Será um tiro no pé se o fizer.
A hipótese de redistribuição dos processos urgentes, prevista no
regimento, através de sorteio entre os membros do pleno do STF, é uma
decisão possível, mas existe outra alternativa, que já está sendo
negociada nos bastidores: redistribuir para a 2ª Turma, que trata do
tema. Ela é composta pelos ministros Ricardo Lewandowski, Gilmar Mendes,
Dias Toffoli e Celso de Mello. Essa pode ser a solução mais simples,
pois a 2ª Turma está, na linguagem jurídica, preventa, isto é, por já
estar tratando do caso, torna-se automaticamente a responsável por ele.
Como, com a morte de Zavascki, ela tem que ser preenchida, tanto pode
aguardar a nomeação do novo ministro, que herdaria o lugar de Zavascki e
seus processos e relatorias, ou um ministro da 1ª Turma pode ser
deslocado para preencher a vaga. Nesse caso, também herdaria os
processos de Zavascki. Já houve um caso, quando o ministro Dias Toffoli trocou de turma para
preencher a vaga deixada por Joaquim Barbosa. Como a então presidente
Dilma Rousseff demorasse a indicar o substituto, os próprios ministros
da 2ª Turma fizeram um acordo para que a Operação Lava Jato não ficasse
paralisada, e também para proteger o novo ministro, evitando suspeitas
de que ele fora indicado para interferir nas investigações. Exatamente a
mesma situação atual. [deixar o processo da Lava-jato com uma das turmas do STF é uma alternativa que poderá se tornar inexequível;
para tanto basta que o presidente da República, do Senado ou da Câmara dos Deputados passe a ser alvo de investigação - qualquer um dos três só pode ser julgado pelo Plenário do Supremo, condição que retira o processo da Turma onde estiver e o coloca diretamente no Plenário do STF.]

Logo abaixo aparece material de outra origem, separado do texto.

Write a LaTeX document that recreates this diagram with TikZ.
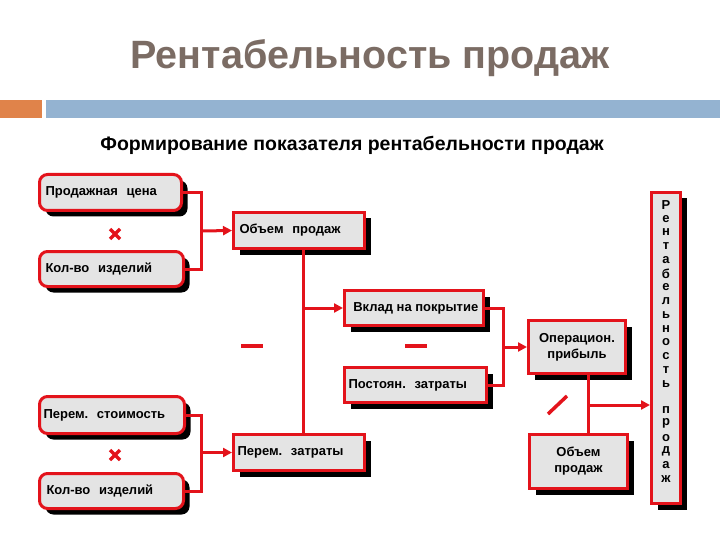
\documentclass[tikz,border=0pt]{standalone}
\usepackage{fontspec}
\setmainfont{Liberation Sans}
\usetikzlibrary{arrows.meta,shadows}
\definecolor{titlec}{HTML}{7B6C64}
\definecolor{orangebar}{HTML}{E0834A}
\definecolor{bluebar}{HTML}{94B3D1}
\definecolor{boxred}{HTML}{E3131B}
\definecolor{boxgray}{HTML}{E4E4E4}
\tikzset{
  box/.style={draw=boxred, line width=3pt, fill=boxgray, inner sep=0pt,
    drop shadow={shadow xshift=6pt, shadow yshift=-6pt, fill=black, opacity=1},
    font=\bfseries\fontsize{13}{16}\selectfont},
  rbox/.style={box, rounded corners=8pt},
  conn/.style={draw=boxred, line width=3pt},
  arr/.style={conn, -{Triangle[length=9pt,width=9pt]}},
  opmark/.style={draw=boxred, line width=3.5pt},
  vlet/.style={font=\bfseries\fontsize{13}{13}\selectfont, inner sep=0pt}
}
\begin{document}
\begin{tikzpicture}[x=1pt,y=-1pt]
\useasboundingbox (0,0) rectangle (720,540);
% title and bars
\node[text=titlec, font=\bfseries\fontsize{39.5}{44}\selectfont] (title) at (370,58) {Рентабельность продаж};
\fill[orangebar] (0,100) rectangle (42,118);
\fill[bluebar] (46,100) rectangle (720,118);
\node[font=\bfseries\fontsize{19.5}{23}\selectfont] (sub) at (352,145) {Формирование показателя рентабельности продаж};
% boxes
\node[rbox, minimum width=142pt, minimum height=36pt, text width=130pt, align=left] (pc) at (110.5,192.5) {Продажная\ \ цена\\[2pt]};
\node[rbox, minimum width=144pt, minimum height=35pt, text width=132pt, align=left] (kv1) at (111.5,269) {Кол-во\ \ изделий};
\node[box, minimum width=131pt, minimum height=36pt, text width=119pt, align=left] (ov) at (299,230.5) {Объем\ \ продаж};
\node[box, minimum width=139pt, minimum height=35pt] (vk) at (414,308) {\ Вклад на\ покрытие};
\node[box, minimum width=142pt, minimum height=35pt, text width=134pt, align=left] (pz) at (415.5,385) {Постоян.\ \ затраты};
\node[box, minimum width=97pt, minimum height=53pt, align=center] (op) at (577,347) {Операцион.\\прибыль};
\node[rbox, minimum width=145pt, minimum height=37pt, text width=137pt, align=left] (ps) at (112,415) {Перем.\ \ стоимость\\[10pt]};
\node[rbox, minimum width=144pt, minimum height=35pt, text width=130pt, align=left] (kv2) at (111.5,491) {Кол-во\ \ изделий};
\node[box, minimum width=131pt, minimum height=36pt, text width=123pt, align=left] (pzt) at (299,452.5) {Перем.\ \ затраты};
\node[box, minimum width=98pt, minimum height=54pt, align=center] (ov2) at (578.5,461.5) {Объем\\продаж};
\node[box, minimum width=29pt, minimum height=311pt] (rp) at (666,348) {};
% vertical text
\foreach \ch [count=\i from 0] in {Р,е,н,т,а,б,е,л,ь,н,о,с,т,ь}
  \node[vlet] (l\i) at (666,205+13.75*\i) {\ch};
\foreach \ch [count=\i from 0] in {п,р,о,д,а,ж}
  \node[vlet] (m\i) at (666,410+13.8*\i) {\ch};
% junctions
\coordinate (j1) at (201,231);
\coordinate (j2) at (303,308);
\coordinate (j3) at (503,347);
\coordinate (j4) at (588,405);
% connectors
\draw[conn] (pc.east) -| (j1) |- (kv1.east);
\draw[arr] (j1) -- (ov.west);
\draw[conn] (ps.east) -| (j1 |- pzt.west) |- (kv2.east);
\draw[arr] (j1 |- pzt.west) -- (pzt.west);
\draw[conn] (ov.south -| j2) -- (pzt.north -| j2);
\draw[arr] (j2) -- (vk.west);
\draw[conn] (vk.east) -| (j3) |- (pz.east);
\draw[arr] (j3) -- (op.west);
\draw[conn] (op.south -| j4) -- (ov2.north -| j4);
\draw[arr] (j4) -- (rp.west |- j4);
% operators
\draw[opmark] (110,229) -- (120,239) (120,229) -- (110,239);
\draw[opmark] (110,450) -- (120,460) (120,450) -- (110,460);
\draw[opmark] (241,346) -- (263,346);
\draw[opmark] (405,346) -- (427,346);
\draw[opmark] (548,414) -- (567,396);
\end{tikzpicture}
\end{document}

O ministro Luiz Edson Facchin, nomeado para substituir Joaquim
Barbosa, poderia agora se deslocar da 1ª Turma, formada ainda pelos
ministros Luís Roberto Barroso – Presidente -, Marco Aurélio, Luiz Fux, e
Rosa Weber. Pela proximidade com o falecido ministro Zavascki,
assumiria assim os processos da Operação Lava Jato num acordo interno. O ministro Teori Zavascki não era uma figura popular nem muito
conhecida, por decisão própria, e refugiava-se na timidez para evitar
muitas conversas, mas sabia o que queria. Conhecia bem o funcionamento
administrativo do Supremo, pois vinha de outro tribunal superior, o STJ
(Superior Tribunal de Justiça).
Desde o início do processo da Operação Lava Jato, sabia que o ritmo
do STF seria desigual ao da primeira instância de Curitiba, mas não
considerava esse um obstáculo. Queria apenas garantir que os processos
seguiriam seu ritmo normal, sem interferências indevidas. Sua presença
garantia essa segurança. Colocou um sarrafo bem alto para seu substituto na tarefa tão espinhosa de levar avante os processos da Lava Jato.